■ WRITTEN PROBLEM
Leave out every picture, then transcribe the rest of the listing exactly.
## Start DATA TO USE
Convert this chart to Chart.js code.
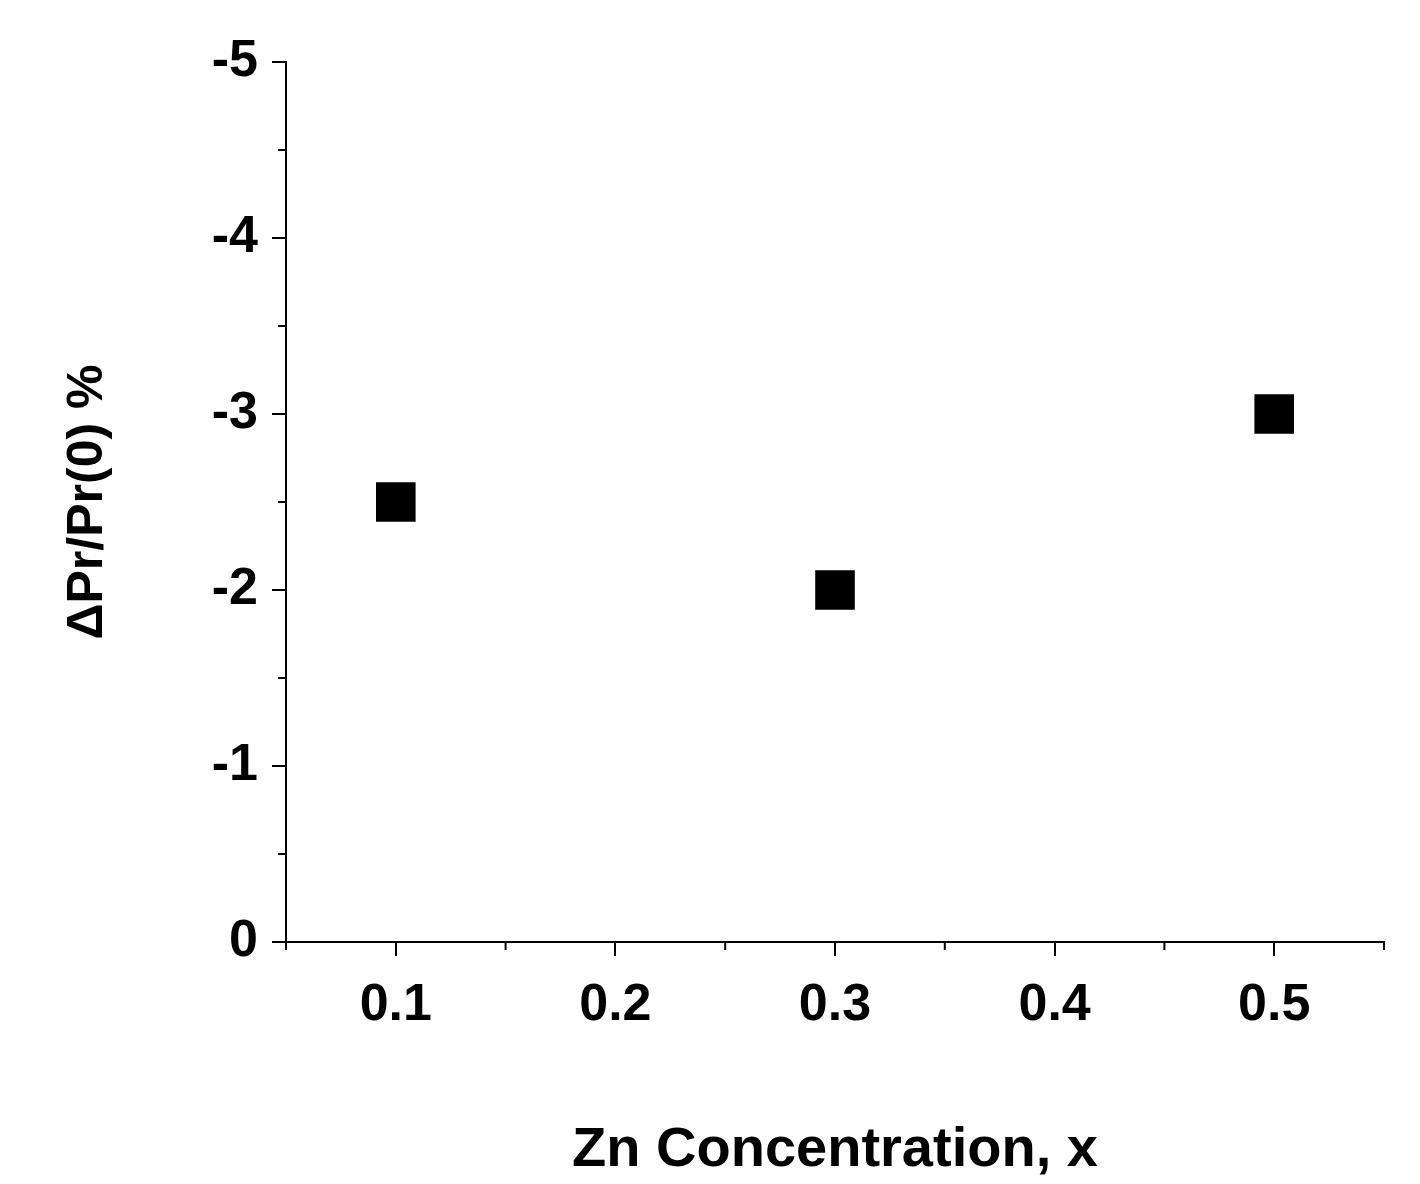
<!DOCTYPE html>
<html>
<head>
<meta charset="utf-8">
<script src="https://cdn.jsdelivr.net/npm/chart.js@4"></script>
<style>
  body { margin: 0; background: #fff; }
  #wrap { width: 1420px; height: 1184px; }
</style>
</head>
<body>
<div id="wrap"><canvas id="c"></canvas></div>
<script>
// data
var zn = [0.1, 0.3, 0.5];
var dPr = [-2.5, -2.0, -3.0];
var xTicks = [0.1, 0.2, 0.3, 0.4, 0.5];
var yTicks = [0, -1, -2, -3, -4, -5];

var FONT = "'Liberation Sans', Arial, sans-serif";

// draws the minor ticks between the major ones
var minorTicks = {
  id: 'minorTicks',
  afterDraw: function(chart){
    var ctx = chart.ctx, xs = chart.scales.x, ys = chart.scales.y;
    ctx.save();
    ctx.strokeStyle = '#000';
    ctx.lineWidth = 2;
    ctx.beginPath();
    for (var v = 0.05; v < 0.56; v += 0.1) {
      var px = xs.getPixelForValue(v);
      ctx.moveTo(px, xs.top); ctx.lineTo(px, xs.top + 8);
    }
    for (var w = -0.5; w > -5; w -= 1) {
      var py = ys.getPixelForValue(w);
      ctx.moveTo(ys.right, py); ctx.lineTo(ys.right - 8, py);
    }
    ctx.stroke();
    ctx.restore();
  }
};

var pts = [];
for (var i = 0; i < zn.length; i++) pts.push({x: zn[i], y: dPr[i]});

new Chart(document.getElementById('c'), {
  type: 'scatter',
  data: {
    datasets: [{
      data: pts,
      pointStyle: 'rect',
      pointRadius: 28,
      pointHoverRadius: 28,
      backgroundColor: '#000',
      borderColor: '#000',
      borderWidth: 0
    }]
  },
  options: {
    responsive: true,
    maintainAspectRatio: false,
    animation: false,
    layout: { padding: { left: 0, top: 62, right: 36, bottom: 0 } },
    plugins: { legend: { display: false }, tooltip: { enabled: false } },
    scales: {
      x: {
        type: 'linear', min: 0.05, max: 0.55,
        afterBuildTicks: function(s){ s.ticks = xTicks.map(function(v){ return {value: v}; }); },
        afterFit: function(s){ s.height = 242; },
        border: { color: '#000', width: 2 },
        grid: { drawOnChartArea: false, color: '#000', lineWidth: 2, tickLength: 14 },
        ticks: { color: '#000', font: { family: FONT, size: 52, weight: 'bold' }, padding: 18,
                 callback: function(v){ return v.toFixed(1); } },
        title: { display: true, text: 'Zn Concentration, x', color: '#000',
                 font: { family: FONT, size: 56, weight: 'bold' }, padding: { top: 40, bottom: 0 } }
      },
      y: {
        type: 'linear', min: -5, max: 0, reverse: true,
        afterBuildTicks: function(s){ s.ticks = yTicks.map(function(v){ return {value: v}; }); },
        afterFit: function(s){ s.width = 286; },
        border: { color: '#000', width: 2 },
        grid: { drawOnChartArea: false, color: '#000', lineWidth: 2, tickLength: 14 },
        ticks: { color: '#000', font: { family: FONT, size: 52, weight: 'bold' }, padding: 14,
                 callback: function(v){ return String(v); } },
        title: { display: true, text: '\u0394Pr/Pr(0) %', color: '#000',
                 font: { family: FONT, size: 50, weight: 'bold' }, padding: { top: 58, bottom: 0 } }
      }
    }
  },
  plugins: [minorTicks]
});
</script>
</body>
</html>
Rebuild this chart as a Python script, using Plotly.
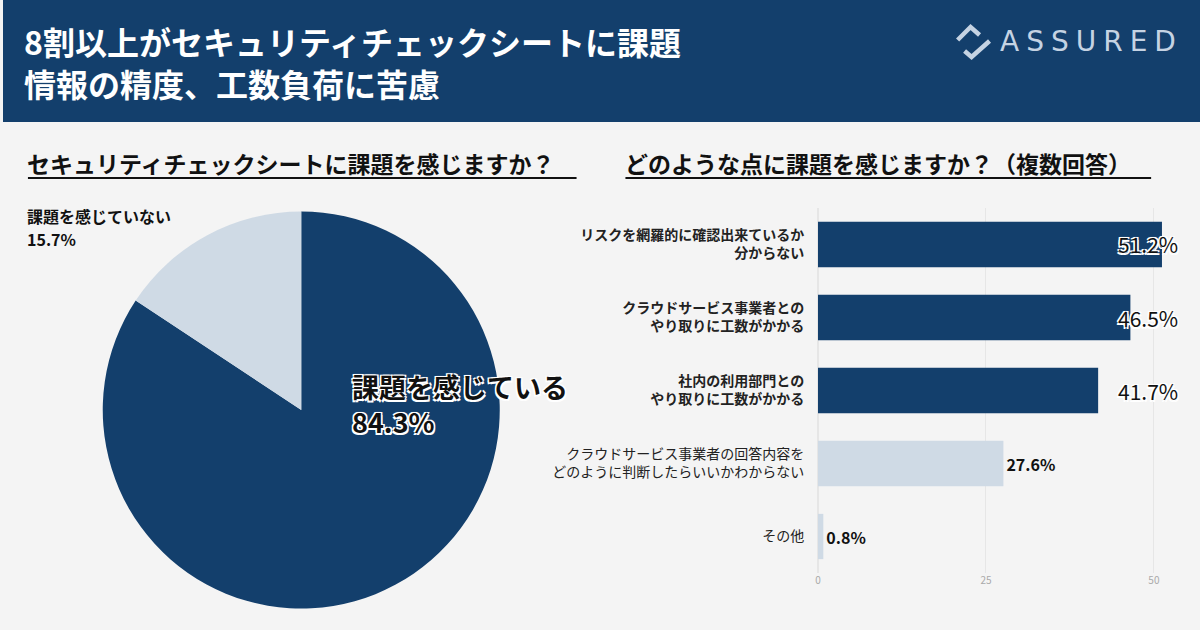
## End DATA TO USE
■ TASK RESULT
Convert this chart to Chart.js code.
<!DOCTYPE html>
<html>
<head>
<meta charset="utf-8">
<script src="https://cdn.jsdelivr.net/npm/chart.js@4"></script>
<style>
  body { margin: 0; background: #fff; }
  #wrap { width: 1420px; height: 1184px; }
</style>
</head>
<body>
<div id="wrap"><canvas id="c"></canvas></div>
<script>
// data
var zn = [0.1, 0.3, 0.5];
var dPr = [-2.5, -2.0, -3.0];
var xTicks = [0.1, 0.2, 0.3, 0.4, 0.5];
var yTicks = [0, -1, -2, -3, -4, -5];

var FONT = "'Liberation Sans', Arial, sans-serif";

// draws the minor ticks between the major ones
var minorTicks = {
  id: 'minorTicks',
  afterDraw: function(chart){
    var ctx = chart.ctx, xs = chart.scales.x, ys = chart.scales.y;
    ctx.save();
    ctx.strokeStyle = '#000';
    ctx.lineWidth = 2;
    ctx.beginPath();
    for (var v = 0.05; v < 0.56; v += 0.1) {
      var px = xs.getPixelForValue(v);
      ctx.moveTo(px, xs.top); ctx.lineTo(px, xs.top + 8);
    }
    for (var w = -0.5; w > -5; w -= 1) {
      var py = ys.getPixelForValue(w);
      ctx.moveTo(ys.right, py); ctx.lineTo(ys.right - 8, py);
    }
    ctx.stroke();
    ctx.restore();
  }
};

var pts = [];
for (var i = 0; i < zn.length; i++) pts.push({x: zn[i], y: dPr[i]});

new Chart(document.getElementById('c'), {
  type: 'scatter',
  data: {
    datasets: [{
      data: pts,
      pointStyle: 'rect',
      pointRadius: 28,
      pointHoverRadius: 28,
      backgroundColor: '#000',
      borderColor: '#000',
      borderWidth: 0
    }]
  },
  options: {
    responsive: true,
    maintainAspectRatio: false,
    animation: false,
    layout: { padding: { left: 0, top: 62, right: 36, bottom: 0 } },
    plugins: { legend: { display: false }, tooltip: { enabled: false } },
    scales: {
      x: {
        type: 'linear', min: 0.05, max: 0.55,
        afterBuildTicks: function(s){ s.ticks = xTicks.map(function(v){ return {value: v}; }); },
        afterFit: function(s){ s.height = 242; },
        border: { color: '#000', width: 2 },
        grid: { drawOnChartArea: false, color: '#000', lineWidth: 2, tickLength: 14 },
        ticks: { color: '#000', font: { family: FONT, size: 52, weight: 'bold' }, padding: 18,
                 callback: function(v){ return v.toFixed(1); } },
        title: { display: true, text: 'Zn Concentration, x', color: '#000',
                 font: { family: FONT, size: 56, weight: 'bold' }, padding: { top: 40, bottom: 0 } }
      },
      y: {
        type: 'linear', min: -5, max: 0, reverse: true,
        afterBuildTicks: function(s){ s.ticks = yTicks.map(function(v){ return {value: v}; }); },
        afterFit: function(s){ s.width = 286; },
        border: { color: '#000', width: 2 },
        grid: { drawOnChartArea: false, color: '#000', lineWidth: 2, tickLength: 14 },
        ticks: { color: '#000', font: { family: FONT, size: 52, weight: 'bold' }, padding: 14,
                 callback: function(v){ return String(v); } },
        title: { display: true, text: '\u0394Pr/Pr(0) %', color: '#000',
                 font: { family: FONT, size: 50, weight: 'bold' }, padding: { top: 58, bottom: 0 } }
      }
    }
  },
  plugins: [minorTicks]
});
</script>
</body>
</html>
Rebuild this chart as a Python script, using Plotly.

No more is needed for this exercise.